Di mata Leahy, Prabowo adalah pelanggar HAM. Dan Prabowo jelas belum mendapat hukuman. Karenanya, Leahy mengatakan Prabowo "tidak memenuhi syarat untuk memasuki negara ini (AS)."

"Dengan memberikan visa kepada Menteri Pertahanan Prabowo, Presiden dan Menteri Luar Negeri sekali lagi telah menunjukkan bahwa bagi mereka hukum dan ketertiban adalah slogan kosong yang mengabaikan pentingnya keadilan," kata Leahy kepada Reuters, dikutip Kamis, 15 Oktober.

Prabowo mendaftar di militer pada usia 19 tahun. Enam tahun kemudian ia bergabung dengan Kopassus, pasukan khusus dari Angkatan Darat. Prabowo memimpin Tim Mawar yang dituduh menculik aktivis mahasiswa yang terlibat dalam gerakan penggulingan Soeharto. 13 aktivis sejak saat itu masih hilang.

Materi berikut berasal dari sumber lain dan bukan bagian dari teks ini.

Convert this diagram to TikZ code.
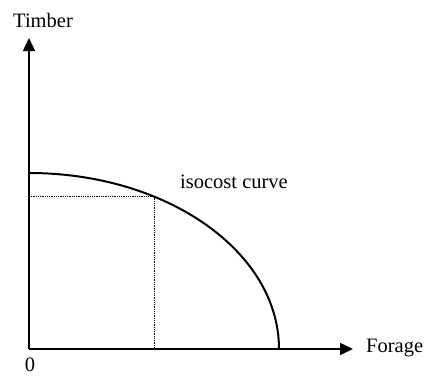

Prabowo secara konsisten membantah keterlibatannya dalam setiap dugaan pelanggaran hak asasi manusia, termasuk di Jakarta, Timor Timur, dan juga Papua Barat. Di luar segala tuduhan itu, Prabowo adalah politikus yang amat berpengaruh. Ia telah berulang kali mencalonkan diri sebagai presiden.

Terkait kepentingan di AS, para analis membaca AS akan kembali memperingatkan Indonesia tentang pembelian senjata besar-besaran dari Moskow. Peringatan tersebut seringkali disuarakan AS kepada mitranya di seluruh dunia karena membeli jet tempur Rusia dapat memicu sanksi AS di bawah Undang-Undang Penentang Amerika Melalui Sanksi AS (CAATSA).

"Kami meningkatkan risiko CAATSA dalam semua percakapan kami dengan Kementerian Pertahanan," kata pejabat AS yang anonim.

Kementerian Pertahanan Indonesia menolak berkomentar tentang kunjungan Prabowo ke AS. Namun, seorang pejabat pemerintah Indonesia mengatakan, melalui kunjungan itu Indonesia ingin membuka "peta jalan" untuk mendapatkan jet tempur F35.

"Tetapi jujur kami tidak berharap banyak," kata pejabat Indonesia yang juga berbicara dengan syarat anonim.